Exercise goal:
Only the lines from the one containing "Convert this diagram to TikZ code." through the one containing "(0,0) rectangle (1069,476);" belong in the answer; copy them exactly and leave out pictures.

-- start of Exercise materials --

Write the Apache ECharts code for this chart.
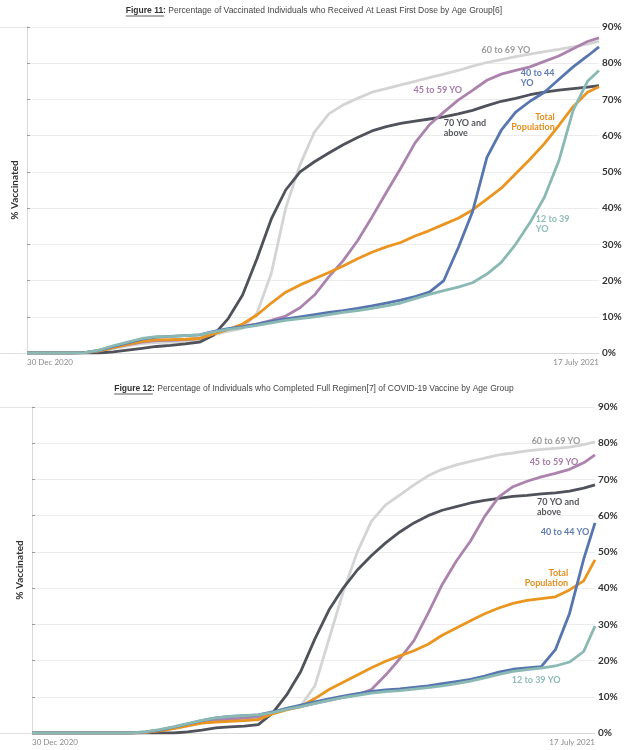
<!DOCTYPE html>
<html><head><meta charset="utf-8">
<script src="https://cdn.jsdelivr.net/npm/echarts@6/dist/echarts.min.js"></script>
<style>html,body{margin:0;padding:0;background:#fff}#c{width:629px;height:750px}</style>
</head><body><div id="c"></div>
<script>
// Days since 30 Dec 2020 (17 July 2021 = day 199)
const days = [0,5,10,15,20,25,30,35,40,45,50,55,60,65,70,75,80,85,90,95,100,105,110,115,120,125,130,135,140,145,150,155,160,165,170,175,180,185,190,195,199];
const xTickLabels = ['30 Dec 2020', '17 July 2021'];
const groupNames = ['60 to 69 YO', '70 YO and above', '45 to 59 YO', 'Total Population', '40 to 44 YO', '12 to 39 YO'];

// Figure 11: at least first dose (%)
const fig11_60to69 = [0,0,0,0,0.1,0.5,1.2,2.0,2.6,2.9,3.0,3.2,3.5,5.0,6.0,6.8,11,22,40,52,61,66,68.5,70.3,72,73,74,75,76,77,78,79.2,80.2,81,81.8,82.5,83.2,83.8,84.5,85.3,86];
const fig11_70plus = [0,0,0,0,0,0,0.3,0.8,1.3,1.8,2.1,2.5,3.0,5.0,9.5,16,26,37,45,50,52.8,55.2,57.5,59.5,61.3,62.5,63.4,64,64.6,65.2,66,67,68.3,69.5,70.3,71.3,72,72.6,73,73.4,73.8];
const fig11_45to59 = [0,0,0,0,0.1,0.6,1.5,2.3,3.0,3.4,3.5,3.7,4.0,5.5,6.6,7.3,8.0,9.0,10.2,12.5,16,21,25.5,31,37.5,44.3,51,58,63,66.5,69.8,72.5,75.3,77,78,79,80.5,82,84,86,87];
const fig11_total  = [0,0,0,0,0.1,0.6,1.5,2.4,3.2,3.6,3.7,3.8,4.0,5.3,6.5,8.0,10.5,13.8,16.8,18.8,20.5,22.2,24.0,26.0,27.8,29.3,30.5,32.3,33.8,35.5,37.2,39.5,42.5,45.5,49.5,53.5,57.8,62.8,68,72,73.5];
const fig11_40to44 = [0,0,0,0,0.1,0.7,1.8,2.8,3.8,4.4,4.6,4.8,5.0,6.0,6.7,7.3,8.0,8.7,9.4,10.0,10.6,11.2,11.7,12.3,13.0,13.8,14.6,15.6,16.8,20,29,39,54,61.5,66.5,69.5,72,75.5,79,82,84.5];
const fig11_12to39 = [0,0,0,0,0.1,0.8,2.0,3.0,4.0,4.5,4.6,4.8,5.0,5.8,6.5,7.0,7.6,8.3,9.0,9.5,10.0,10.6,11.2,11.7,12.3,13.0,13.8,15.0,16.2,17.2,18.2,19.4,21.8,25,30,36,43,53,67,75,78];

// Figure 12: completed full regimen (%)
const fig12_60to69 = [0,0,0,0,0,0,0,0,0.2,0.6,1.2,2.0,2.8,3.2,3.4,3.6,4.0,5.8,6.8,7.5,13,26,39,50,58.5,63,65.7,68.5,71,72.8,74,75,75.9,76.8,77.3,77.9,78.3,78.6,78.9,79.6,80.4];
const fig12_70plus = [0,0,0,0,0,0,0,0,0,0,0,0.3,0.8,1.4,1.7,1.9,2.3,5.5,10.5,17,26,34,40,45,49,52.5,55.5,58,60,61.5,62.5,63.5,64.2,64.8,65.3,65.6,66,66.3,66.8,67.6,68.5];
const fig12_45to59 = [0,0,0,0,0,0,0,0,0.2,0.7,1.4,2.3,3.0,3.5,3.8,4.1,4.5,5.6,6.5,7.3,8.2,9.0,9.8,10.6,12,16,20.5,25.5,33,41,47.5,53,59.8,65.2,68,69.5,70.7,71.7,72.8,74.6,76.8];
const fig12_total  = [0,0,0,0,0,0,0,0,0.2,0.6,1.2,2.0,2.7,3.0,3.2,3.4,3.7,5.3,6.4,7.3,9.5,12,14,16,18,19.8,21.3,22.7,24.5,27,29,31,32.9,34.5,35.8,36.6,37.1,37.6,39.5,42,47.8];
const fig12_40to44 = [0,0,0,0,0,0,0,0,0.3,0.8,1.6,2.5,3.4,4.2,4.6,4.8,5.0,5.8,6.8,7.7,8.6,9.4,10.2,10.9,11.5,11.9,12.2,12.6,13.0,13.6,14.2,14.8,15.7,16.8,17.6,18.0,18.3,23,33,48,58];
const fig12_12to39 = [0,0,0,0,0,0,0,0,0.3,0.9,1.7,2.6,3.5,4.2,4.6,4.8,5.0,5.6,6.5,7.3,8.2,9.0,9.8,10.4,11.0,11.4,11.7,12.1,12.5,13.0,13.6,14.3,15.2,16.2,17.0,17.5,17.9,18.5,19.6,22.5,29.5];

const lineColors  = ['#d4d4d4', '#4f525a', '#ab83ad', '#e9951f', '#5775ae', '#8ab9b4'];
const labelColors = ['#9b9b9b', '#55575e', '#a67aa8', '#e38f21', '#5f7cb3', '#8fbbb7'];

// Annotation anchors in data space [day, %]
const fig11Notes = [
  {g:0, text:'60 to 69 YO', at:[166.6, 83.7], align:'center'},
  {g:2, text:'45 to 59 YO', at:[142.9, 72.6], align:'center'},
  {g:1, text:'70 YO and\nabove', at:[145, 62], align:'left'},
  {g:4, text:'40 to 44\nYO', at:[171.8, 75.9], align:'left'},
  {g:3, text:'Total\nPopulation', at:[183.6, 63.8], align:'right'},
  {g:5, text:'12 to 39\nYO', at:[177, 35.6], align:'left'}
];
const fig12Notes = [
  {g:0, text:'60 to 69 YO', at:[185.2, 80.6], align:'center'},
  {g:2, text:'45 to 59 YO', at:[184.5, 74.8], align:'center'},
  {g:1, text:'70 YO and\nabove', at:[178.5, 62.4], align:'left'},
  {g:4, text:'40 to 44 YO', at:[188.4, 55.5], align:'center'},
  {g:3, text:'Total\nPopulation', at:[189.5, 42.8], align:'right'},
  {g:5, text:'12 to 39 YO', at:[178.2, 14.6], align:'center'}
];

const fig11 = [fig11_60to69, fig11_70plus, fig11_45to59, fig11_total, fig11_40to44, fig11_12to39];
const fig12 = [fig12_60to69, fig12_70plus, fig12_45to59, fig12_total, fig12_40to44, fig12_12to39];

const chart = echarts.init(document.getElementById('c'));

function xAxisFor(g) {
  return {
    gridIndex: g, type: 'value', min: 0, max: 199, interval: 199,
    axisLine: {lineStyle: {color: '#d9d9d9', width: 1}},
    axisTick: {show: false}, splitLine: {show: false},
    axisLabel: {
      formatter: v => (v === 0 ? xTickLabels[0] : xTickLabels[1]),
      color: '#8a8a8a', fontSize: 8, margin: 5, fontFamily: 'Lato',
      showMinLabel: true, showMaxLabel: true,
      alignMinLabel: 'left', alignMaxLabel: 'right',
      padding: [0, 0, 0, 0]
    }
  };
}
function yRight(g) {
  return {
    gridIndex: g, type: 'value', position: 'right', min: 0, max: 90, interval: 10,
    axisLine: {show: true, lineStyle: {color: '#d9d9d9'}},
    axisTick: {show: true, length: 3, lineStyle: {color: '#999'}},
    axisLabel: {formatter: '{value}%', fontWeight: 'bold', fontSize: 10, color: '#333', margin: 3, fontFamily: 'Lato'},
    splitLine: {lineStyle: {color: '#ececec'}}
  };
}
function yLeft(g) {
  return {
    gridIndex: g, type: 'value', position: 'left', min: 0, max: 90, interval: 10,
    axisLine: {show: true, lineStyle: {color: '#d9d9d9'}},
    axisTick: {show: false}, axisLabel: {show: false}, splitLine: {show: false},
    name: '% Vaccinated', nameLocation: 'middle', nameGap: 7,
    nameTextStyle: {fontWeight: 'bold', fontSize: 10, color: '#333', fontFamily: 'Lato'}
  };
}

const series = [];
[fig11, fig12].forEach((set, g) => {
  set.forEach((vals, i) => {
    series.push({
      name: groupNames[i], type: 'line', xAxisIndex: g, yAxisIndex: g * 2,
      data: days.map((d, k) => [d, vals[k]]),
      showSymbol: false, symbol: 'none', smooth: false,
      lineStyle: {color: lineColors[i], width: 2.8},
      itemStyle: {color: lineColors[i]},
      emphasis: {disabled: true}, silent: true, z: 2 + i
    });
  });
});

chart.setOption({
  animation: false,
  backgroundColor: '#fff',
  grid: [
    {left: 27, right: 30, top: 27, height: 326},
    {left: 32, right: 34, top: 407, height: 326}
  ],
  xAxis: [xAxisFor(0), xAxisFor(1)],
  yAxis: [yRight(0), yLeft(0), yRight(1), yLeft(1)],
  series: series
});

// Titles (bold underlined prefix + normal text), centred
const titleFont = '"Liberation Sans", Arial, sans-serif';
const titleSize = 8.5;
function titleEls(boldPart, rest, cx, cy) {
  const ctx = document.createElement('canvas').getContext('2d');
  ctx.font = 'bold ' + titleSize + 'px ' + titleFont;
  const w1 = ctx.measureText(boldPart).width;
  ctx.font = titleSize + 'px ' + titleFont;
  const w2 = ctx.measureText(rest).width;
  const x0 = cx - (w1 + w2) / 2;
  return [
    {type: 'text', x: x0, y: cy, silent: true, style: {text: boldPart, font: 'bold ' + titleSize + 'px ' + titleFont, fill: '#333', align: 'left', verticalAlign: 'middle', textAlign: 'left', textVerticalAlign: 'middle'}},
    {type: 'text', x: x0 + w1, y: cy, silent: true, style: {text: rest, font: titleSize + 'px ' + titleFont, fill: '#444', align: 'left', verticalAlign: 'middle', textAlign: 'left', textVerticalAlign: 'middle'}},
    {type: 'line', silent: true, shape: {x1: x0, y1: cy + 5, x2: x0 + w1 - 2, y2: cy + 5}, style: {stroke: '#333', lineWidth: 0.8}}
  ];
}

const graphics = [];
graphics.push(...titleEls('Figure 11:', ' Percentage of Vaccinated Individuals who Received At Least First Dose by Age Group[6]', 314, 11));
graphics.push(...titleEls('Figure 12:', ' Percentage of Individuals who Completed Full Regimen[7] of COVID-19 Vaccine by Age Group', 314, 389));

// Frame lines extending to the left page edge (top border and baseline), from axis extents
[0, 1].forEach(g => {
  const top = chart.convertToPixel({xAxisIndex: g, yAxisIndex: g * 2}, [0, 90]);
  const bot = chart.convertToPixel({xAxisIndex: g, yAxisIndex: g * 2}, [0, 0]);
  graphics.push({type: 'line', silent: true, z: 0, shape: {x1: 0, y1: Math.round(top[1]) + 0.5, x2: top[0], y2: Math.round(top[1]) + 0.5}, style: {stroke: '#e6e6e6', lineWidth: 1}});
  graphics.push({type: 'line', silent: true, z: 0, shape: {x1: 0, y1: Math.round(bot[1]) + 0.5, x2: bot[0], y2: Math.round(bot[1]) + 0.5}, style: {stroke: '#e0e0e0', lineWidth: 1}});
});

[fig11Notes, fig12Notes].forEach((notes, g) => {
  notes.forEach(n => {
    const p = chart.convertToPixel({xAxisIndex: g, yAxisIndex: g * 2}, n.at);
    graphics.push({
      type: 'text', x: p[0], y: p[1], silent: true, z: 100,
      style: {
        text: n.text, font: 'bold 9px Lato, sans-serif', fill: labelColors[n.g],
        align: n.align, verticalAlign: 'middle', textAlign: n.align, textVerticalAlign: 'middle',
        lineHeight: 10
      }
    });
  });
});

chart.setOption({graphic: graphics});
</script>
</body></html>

-- end of Exercise materials --
-- start of Exercise materials --

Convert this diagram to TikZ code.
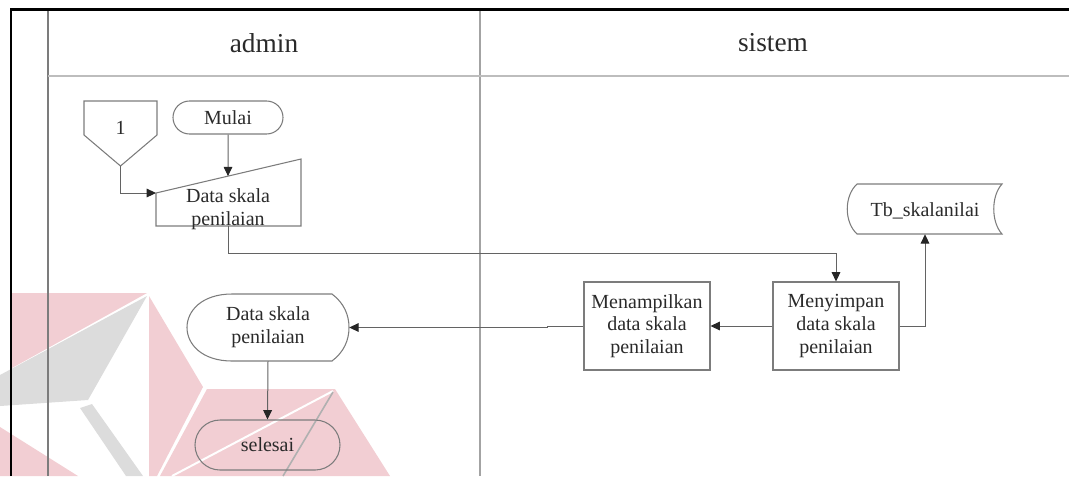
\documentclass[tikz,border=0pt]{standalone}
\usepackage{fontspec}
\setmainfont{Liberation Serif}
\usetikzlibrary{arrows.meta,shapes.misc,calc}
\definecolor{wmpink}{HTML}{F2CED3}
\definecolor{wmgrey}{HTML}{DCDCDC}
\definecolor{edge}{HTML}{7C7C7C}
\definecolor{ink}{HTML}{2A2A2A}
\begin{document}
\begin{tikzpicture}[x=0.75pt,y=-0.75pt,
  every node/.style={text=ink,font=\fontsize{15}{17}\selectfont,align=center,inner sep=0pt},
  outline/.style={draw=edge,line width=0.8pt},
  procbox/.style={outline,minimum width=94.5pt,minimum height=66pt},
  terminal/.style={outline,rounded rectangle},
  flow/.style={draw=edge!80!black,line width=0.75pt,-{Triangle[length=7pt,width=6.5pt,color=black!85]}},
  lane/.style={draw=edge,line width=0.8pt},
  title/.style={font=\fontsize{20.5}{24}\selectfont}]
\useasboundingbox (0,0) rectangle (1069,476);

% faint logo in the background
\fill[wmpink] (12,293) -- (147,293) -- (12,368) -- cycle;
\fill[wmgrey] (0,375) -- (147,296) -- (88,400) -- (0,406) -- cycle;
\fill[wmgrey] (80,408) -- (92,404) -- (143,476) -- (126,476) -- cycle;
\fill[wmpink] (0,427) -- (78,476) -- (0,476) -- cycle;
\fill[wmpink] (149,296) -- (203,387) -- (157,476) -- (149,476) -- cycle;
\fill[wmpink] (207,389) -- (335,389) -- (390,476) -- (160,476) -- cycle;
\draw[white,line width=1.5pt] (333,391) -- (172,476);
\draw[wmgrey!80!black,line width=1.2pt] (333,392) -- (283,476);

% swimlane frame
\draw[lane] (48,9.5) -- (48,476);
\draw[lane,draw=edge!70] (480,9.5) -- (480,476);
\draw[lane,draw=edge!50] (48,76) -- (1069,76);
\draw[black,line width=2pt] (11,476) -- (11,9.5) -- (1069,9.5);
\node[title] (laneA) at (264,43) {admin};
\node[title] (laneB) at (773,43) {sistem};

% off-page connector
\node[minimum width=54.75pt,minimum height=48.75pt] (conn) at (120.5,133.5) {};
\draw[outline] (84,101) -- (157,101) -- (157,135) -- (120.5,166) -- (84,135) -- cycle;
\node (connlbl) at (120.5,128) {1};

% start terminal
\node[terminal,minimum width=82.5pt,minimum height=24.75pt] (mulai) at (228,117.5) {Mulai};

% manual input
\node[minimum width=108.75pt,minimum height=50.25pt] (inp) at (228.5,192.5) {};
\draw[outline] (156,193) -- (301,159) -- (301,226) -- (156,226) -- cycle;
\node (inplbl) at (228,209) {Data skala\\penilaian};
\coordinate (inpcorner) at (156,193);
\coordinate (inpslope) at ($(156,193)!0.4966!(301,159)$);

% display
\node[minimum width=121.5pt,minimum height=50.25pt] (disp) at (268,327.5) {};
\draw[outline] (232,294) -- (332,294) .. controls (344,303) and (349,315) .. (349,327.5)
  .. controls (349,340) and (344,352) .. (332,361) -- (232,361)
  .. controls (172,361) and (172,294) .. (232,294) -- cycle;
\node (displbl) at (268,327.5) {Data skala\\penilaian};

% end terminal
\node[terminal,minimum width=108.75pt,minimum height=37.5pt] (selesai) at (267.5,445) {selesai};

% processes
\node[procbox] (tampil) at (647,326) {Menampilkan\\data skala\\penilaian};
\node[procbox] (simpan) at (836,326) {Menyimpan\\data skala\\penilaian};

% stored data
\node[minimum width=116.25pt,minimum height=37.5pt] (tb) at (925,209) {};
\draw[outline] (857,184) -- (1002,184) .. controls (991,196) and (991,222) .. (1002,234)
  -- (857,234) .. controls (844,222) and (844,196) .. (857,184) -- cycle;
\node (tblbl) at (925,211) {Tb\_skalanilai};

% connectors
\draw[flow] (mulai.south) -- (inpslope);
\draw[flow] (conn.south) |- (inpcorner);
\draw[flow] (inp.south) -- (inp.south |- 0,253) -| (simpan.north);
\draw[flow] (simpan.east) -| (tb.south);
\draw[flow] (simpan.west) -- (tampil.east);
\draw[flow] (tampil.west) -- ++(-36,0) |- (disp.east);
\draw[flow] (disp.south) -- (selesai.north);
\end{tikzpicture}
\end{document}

-- end of Exercise materials --
-- start of Exercise materials --

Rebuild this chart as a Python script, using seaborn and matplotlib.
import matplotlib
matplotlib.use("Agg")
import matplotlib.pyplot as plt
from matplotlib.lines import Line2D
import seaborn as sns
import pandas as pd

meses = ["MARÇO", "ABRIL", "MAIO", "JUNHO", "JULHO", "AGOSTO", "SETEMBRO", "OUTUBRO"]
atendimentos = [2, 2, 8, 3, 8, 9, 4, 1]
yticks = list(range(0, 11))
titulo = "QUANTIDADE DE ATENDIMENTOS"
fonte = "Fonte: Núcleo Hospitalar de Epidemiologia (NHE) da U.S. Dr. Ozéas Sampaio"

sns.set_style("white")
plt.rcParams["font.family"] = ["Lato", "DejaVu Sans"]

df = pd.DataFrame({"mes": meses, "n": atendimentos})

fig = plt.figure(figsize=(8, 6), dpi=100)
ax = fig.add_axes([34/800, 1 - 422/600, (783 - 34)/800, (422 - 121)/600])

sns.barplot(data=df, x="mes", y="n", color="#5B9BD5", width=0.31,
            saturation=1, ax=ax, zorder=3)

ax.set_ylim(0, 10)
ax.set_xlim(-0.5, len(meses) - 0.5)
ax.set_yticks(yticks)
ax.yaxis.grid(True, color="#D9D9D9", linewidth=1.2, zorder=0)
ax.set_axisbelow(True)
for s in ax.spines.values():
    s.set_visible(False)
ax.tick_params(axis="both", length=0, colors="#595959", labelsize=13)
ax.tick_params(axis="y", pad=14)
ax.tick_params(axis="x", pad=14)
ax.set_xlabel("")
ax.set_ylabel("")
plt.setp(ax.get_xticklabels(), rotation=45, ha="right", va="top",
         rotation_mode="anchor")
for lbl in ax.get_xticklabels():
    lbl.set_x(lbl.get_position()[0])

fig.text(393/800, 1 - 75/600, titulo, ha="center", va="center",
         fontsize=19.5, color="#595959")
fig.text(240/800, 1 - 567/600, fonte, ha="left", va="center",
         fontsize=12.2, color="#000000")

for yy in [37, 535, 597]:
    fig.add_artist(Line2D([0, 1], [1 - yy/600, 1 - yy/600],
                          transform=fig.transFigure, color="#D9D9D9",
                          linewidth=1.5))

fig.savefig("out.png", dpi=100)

-- end of Exercise materials --

Exercise response:
Convert this diagram to TikZ code.
\documentclass[tikz,border=0pt]{standalone}
\usepackage{fontspec}
\setmainfont{Liberation Serif}
\usetikzlibrary{arrows.meta,shapes.misc,calc}
\definecolor{wmpink}{HTML}{F2CED3}
\definecolor{wmgrey}{HTML}{DCDCDC}
\definecolor{edge}{HTML}{7C7C7C}
\definecolor{ink}{HTML}{2A2A2A}
\begin{document}
\begin{tikzpicture}[x=0.75pt,y=-0.75pt,
  every node/.style={text=ink,font=\fontsize{15}{17}\selectfont,align=center,inner sep=0pt},
  outline/.style={draw=edge,line width=0.8pt},
  procbox/.style={outline,minimum width=94.5pt,minimum height=66pt},
  terminal/.style={outline,rounded rectangle},
  flow/.style={draw=edge!80!black,line width=0.75pt,-{Triangle[length=7pt,width=6.5pt,color=black!85]}},
  lane/.style={draw=edge,line width=0.8pt},
  title/.style={font=\fontsize{20.5}{24}\selectfont}]
\useasboundingbox (0,0) rectangle (1069,476);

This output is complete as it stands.